The other day while commuting, I sat next to a man and his daughter. The man was ordinary, a construction worker perhaps, and he was carrying his daughter's bag. His daughter was probably around 6 or 7 years old and was really skinny. She kept looking at me. At one stop, there was no more room left but someone wanted to ride so the dad told his daughter to sit on his lap. The passenger that entered was a very negative entitled woman and she sat next to me. She was huffy cause she had lots of things and there wasn't any much room in the aisle for her to pass. She was obnoxiously ranting out loud (obviously wanting the father to hear it) that there wasn't room anymore and the father should've just moved to sit next to me. Do you know how it feels when you're enjoying a sunny day and someone just blocks in on your sun? That's how I felt the minute the woman entered and sat next to me.
Before that day, I didn't realize that you could actually feel negative energy radiating off a person. There I was, on an endorphin high, having just come from the gym, and then all I felt then was her anger, which then made me think negative thoughts. In fact, the tension was so palpable. Every now and then she'd look to the father and daughter in scorn and when the jeep had a bit more room, she moved away from them to the seat on the opposite aisle. Then across me, I could still see her muttering. The dad, meanwhile, pretended not to notice (patay-mali) and I have to commend him for not falling prey and getting into a fight with her. I was just thisclose to doing so myself. I wanted to go on a Twitter or Facebook rampage about it because I wanted to get my feelings out but I thought, what good would that do? It would be better to have confronted her about it but I didn't anyway. So I took a cue from the father and I let it go.
I thought I'd forget about that incident. However, something happened last night that made me remember. I remember that night, I realized that I could easily be that nasty woman to someone else. Someone could be having a good day and once I come around, it'd turn sour. I didn't want my presence to be one that brings in the rain; I want to be the sun to someone's day.

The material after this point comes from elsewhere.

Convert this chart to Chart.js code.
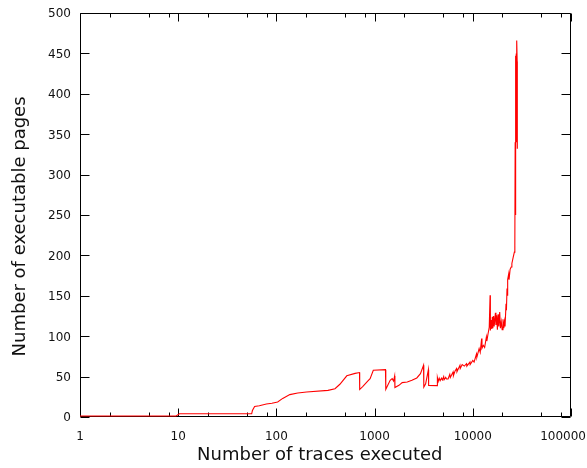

Since the year started, I've been reading the Happiness Project by Gretchen Rubin. Mostly, at the start of the month, I just take cues from the little monthly resolutions she makes and modify them to tailor my own needs. I don't have a comprehensive resolution chart like hers, however, where she checks off her resolutions everyday to see if she's following them. I mean, I can barely even update my planner and food diary! Some of her resolution and tips are really simple, but here are some of mine. These are things that I've noticed have brought me a bit more happiness, especially these past few weeks:
1) Learn to accept compliments (and learn to offer one back).
What is with us and shrugging off compliments? People nowadays are so used to fanning off compliments because they don't want people to think they are full of themselves. Just say "thank you" and smile. Part of The Secret to getting what you want is affirmation and gratitude. Doesn't it feel especially good when someone notices something you've worked hard on (eg: weight loss)? Just think of it this way: why is it that we can stand up for ourselves when someone talks negative us but get afraid or shy away when someone has something positive to say about us? Why turn away good words?
2) Accept yourself.
This is probably the vaguest one that's so cliche but true. Accepting yourself is a little more complicated than you could imagine taking in at face value, and it's a different journey for everyone. I can't tell you exactly how to do that for yourself since it's taken (taking?) me years to grasp that. Basically, accepting yourself is being comfortable with yourself and how you look. It's knowing who you are and not trying to change that to impress anybody. Let's be realistic here though, you won't always love yourself--you'll have bad days too, cause you're human after all--but being at peace with who you are and realizing that brings a certain kind of quiet happiness (and confidence!) you won't be able to explain.
3) Forgive.
Okay, so I'll let you in on a little stepping stone to start the journey to accepting yourself: FORGIVE. Forgive yourself, first and foremost. You're not perfect and that's okay. Don't beat yourself up over things you did and didn't do. For the things you did, especially if they're wrong, say sorry. For the things you didn't do, especially if you can still change them, do it. For the things you didn't do, learn from them. I would know this lesson by heart because I'm a perfectionist myself. I would overthink, overanalyze then beat myself up over what I did and didn't do, which led me to self-loathing, a little further into the path opposite acceptance. We are our worst critics so it's actually harder for us to forgive ourselves than forgive someone else. Remember, forgiveness is the first step to moving forward.
oversized plaid polo: thrifted || skirt and studded loafers: Cotton On || black top: Forever 21
BTW, just to get a little into the outfit: This is the Farrah way of wearing a grunge piece. I'm not very indie, boho or rock. I've got a pretty timeless/polished style so I went with more glamorous pieces like the studded top to glam up the oversized plaid polo. I also chose more fitted pieces to pair with the polo (the polo lends a comfy/casual daytime vibe) so the outfit could be worn from day to night.